The payback math is almost always faster than the vendor sales deck suggests. Vendors pitch ROI at 12 months. In practice, a mid-market HubSpot or Salesforce instance of 200K records usually recovers the license fee inside 8 to 10 weeks once the first deduplication sweep runs. After that, it is all compound benefit: better segmentation, higher email deliverability, less rep friction.
How We Pick a Data Cleansing Solution for Clients
We at WebCoreLab do not push one vendor. We score candidates against the client’s actual mess. Our scoresheet has 11 criteria. The ones that matter most:
- Does it write back to your CRM, or just export a CSV?
- How does it handle fuzzy matching on company names (Acme Inc. vs. ACME Incorporated)?
- What is the real cost per record at your volume?
- Does it log every change for audit?
- How fast is the initial backfill (1M records in 6 hours or 6 days)?
For a 380,000-record HubSpot database we cleaned last month, Openprise beat the two bigger names on write-back speed and saved the client about $31,000 over three years.
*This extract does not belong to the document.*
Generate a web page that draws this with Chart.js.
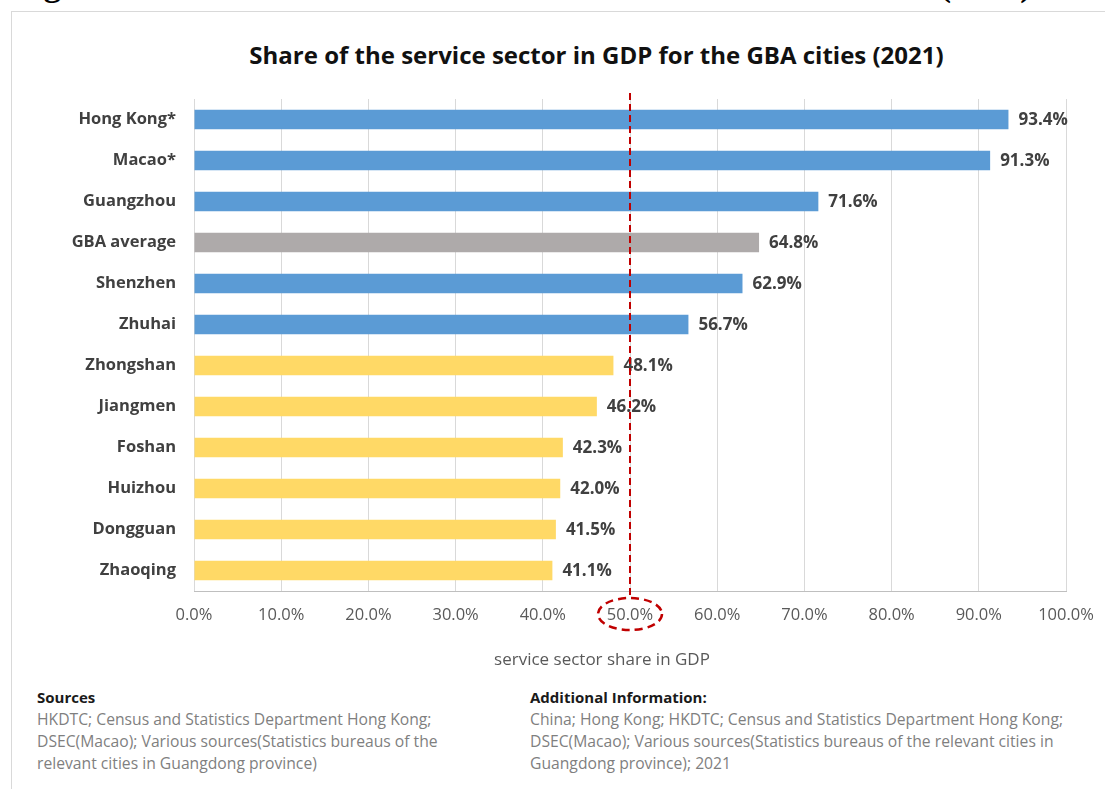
<!DOCTYPE html>
<html>
<head>
<meta charset="utf-8">
<script src="https://cdn.jsdelivr.net/npm/chart.js@4.4.1/dist/chart.umd.min.js"></script>
<style>
  html, body { margin: 0; padding: 0; background: #fff; width: 1105px; height: 789px; overflow: hidden; position: relative; font-family: "Open Sans", sans-serif; }
  #fig { position: absolute; left: 13px; top: -30px; font-family: "Liberation Serif", serif; font-weight: bold; font-size: 28px; line-height: 28px; white-space: nowrap; color: #000; }
  #frame { position: absolute; left: 11px; top: 11px; width: 1200px; height: 900px; border: 1px solid #d9d9d9; box-sizing: border-box; }
  #title { position: absolute; left: 0; width: 1193px; top: 40px; text-align: center; font-size: 24px; font-weight: bold; color: #111; line-height: 30px; white-space: nowrap; }
  #axisTitle { position: absolute; left: 0; width: 1204px; top: 647px; text-align: center; font-size: 17px; color: #595959; line-height: 24px; white-space: nowrap; }
  #chartBox { position: absolute; left: 0; top: 80px; width: 1105px; height: 600px; }
  .foot { position: absolute; top: 686px; font-size: 15.7px; line-height: 22px; color: #7f7f7f; white-space: nowrap; }
  .foot b { color: #1a1a1a; display: block; font-size: 15px; }
</style>
</head>
<body>
<div id="fig">Figure 1: Share of the service sector in GDP for the GBA cities (2021)</div>
<div id="frame"></div>
<div id="title">Share of the service sector in GDP for the GBA cities (2021)</div>
<div id="chartBox"><canvas id="c"></canvas></div>
<div id="axisTitle">service sector share in GDP</div>
<div class="foot" style="left:37px;"><b>Sources</b>HKDTC; Census and Statistics Department Hong Kong;<br>DSEC(Macao); Various sources(Statistics bureaus of the<br>relevant cities in Guangdong province)</div>
<div class="foot" style="left:530px;"><b>Additional Information:</b>China; Hong Kong; HKDTC; Census and Statistics Department Hong Kong;<br>DSEC(Macao); Various sources(Statistics bureaus of the relevant cities in<br>Guangdong province); 2021</div>
<script>
const categories = ["Hong Kong*","Macao*","Guangzhou","GBA average","Shenzhen","Zhuhai","Zhongshan","Jiangmen","Foshan","Huizhou","Dongguan","Zhaoqing"];
const shareValues = [93.4,91.3,71.6,64.8,62.9,56.7,48.1,46.2,42.3,42.0,41.5,41.1];
const groups = ["above","above","above","average","above","above","below","below","below","below","below","below"];
const groupColors = { above: "#5b9bd5", average: "#aeaaaa", below: "#ffd966" };
const xTicks = [0,10,20,30,40,50,60,70,80,90,100];
const thresholdValue = 50;

// fit the clipped figure caption width
(function(){
  const f = document.getElementById('fig');
  const target = 1019;
  const w = f.getBoundingClientRect().width;
  if (w > 0) { f.style.fontSize = (28 * target / w) + 'px'; }
})();

const labelPlugin = {
  id: 'barLabels',
  afterDatasetsDraw(chart) {
    const ctx = chart.ctx;
    const meta = chart.getDatasetMeta(0);
    ctx.save();
    ctx.font = "bold 17px 'Open Sans', sans-serif";
    ctx.fillStyle = "#404040";
    ctx.textAlign = "left";
    ctx.textBaseline = "middle";
    meta.data.forEach((bar, i) => {
      ctx.fillText(shareValues[i].toFixed(1) + "%", bar.x + 10, bar.y + 1);
    });
    ctx.restore();
  },
  afterDraw(chart) {
    const ctx = chart.ctx;
    const xs = chart.scales.x;
    const px = xs.getPixelForValue(thresholdValue);
    const area = chart.chartArea;
    ctx.save();
    ctx.strokeStyle = "#c00000";
    ctx.lineWidth = 2;
    ctx.setLineDash([7, 4]);
    ctx.beginPath();
    ctx.moveTo(px, area.top - 6);
    ctx.lineTo(px, area.bottom + 5);
    ctx.stroke();
    ctx.lineWidth = 2.5;
    ctx.setLineDash([8, 5]);
    ctx.beginPath();
    ctx.ellipse(px, area.bottom + 23, 32, 16, 0, 0, Math.PI * 2);
    ctx.stroke();
    ctx.restore();
  }
};

new Chart(document.getElementById('c'), {
  type: 'bar',
  data: {
    labels: categories,
    datasets: [{
      data: shareValues,
      backgroundColor: groups.map(g => groupColors[g]),
      borderWidth: 0,
      categoryPercentage: 1.0,
      barPercentage: 0.47
    }]
  },
  options: {
    indexAxis: 'y',
    responsive: true,
    maintainAspectRatio: false,
    animation: false,
    layout: { padding: { top: 19, right: 39, left: 0, bottom: 0 } },
    plugins: { legend: { display: false }, tooltip: { enabled: false }, title: { display: false } },
    scales: {
      x: {
        min: 0, max: 100,
        afterBuildTicks(s) { s.ticks = xTicks.map(v => ({ value: v })); },
        afterFit(s) { s.height = 89; s.paddingLeft = 0; s.paddingRight = 0; },
        grid: { color: "#d9d9d9", lineWidth: 1, drawTicks: false },
        border: { color: "#bfbfbf", width: 1 },
        ticks: {
          padding: 14,
          color: "#595959",
          font: { family: "'Open Sans', sans-serif", size: 16.5 },
          callback: v => v.toFixed(1) + "%"
        }
      },
      y: {
        afterFit(s) { s.width = 194; s.paddingTop = 0; s.paddingBottom = 0; },
        grid: { display: false, drawTicks: false },
        border: { display: false },
        ticks: {
          padding: 18,
          color: "#404040",
          font: { family: "'Open Sans', sans-serif", size: 16.5, weight: 'bold' }
        }
      }
    }
  },
  plugins: [labelPlugin]
});
</script>
</body>
</html>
We also weigh support quality heavily. A data cleansing solution without a responsive success team becomes shelfware inside six months, because the rules always need tuning as the business adds products, geographies, or new lead sources. Two of our clients abandoned enterprise vendors not because the tool failed but because the success engineer kept getting reassigned.
DIY vs. Buying a Data Cleansing Solution
If your database is under 50,000 records and your team has one SQL-fluent analyst, DIY with OpenRefine plus a deliverability API like ZeroBounce often wins on cost. Above that, the math flips. Every hour your analyst spends writing deduplication logic is an hour they are not building reports that move the business.
We usually recommend a hybrid: buy the tool, but build the rulebook in-house so you are not locked into the vendor’s opinion of what “duplicate” means.
That rulebook is more important than the tool. Two companies can use the same vendor and get wildly different results because one team spent a week defining match logic and the other team clicked “use defaults.” The defaults are usually tuned for the vendor’s biggest customer, not yours.
Where to Start This Week
Pull a random 500-record sample from your CRM. Check three fields: email validity, duplicate probability, and company-name consistency. If more than 15% of the sample fails any of those checks, a data cleansing solution will earn its keep.
If under 15%, spend the money on better enrichment instead. Cleaning perfectly clean data is how agencies pad retainers.
Whatever you decide, put a 90-day review on the calendar. Clean data goes bad on its own. Contacts change jobs, companies get acquired, email providers rotate. A good data cleansing solution runs continuously in the background, but the rulebook still needs a human check every quarter. Otherwise you are right back where you started by month nine.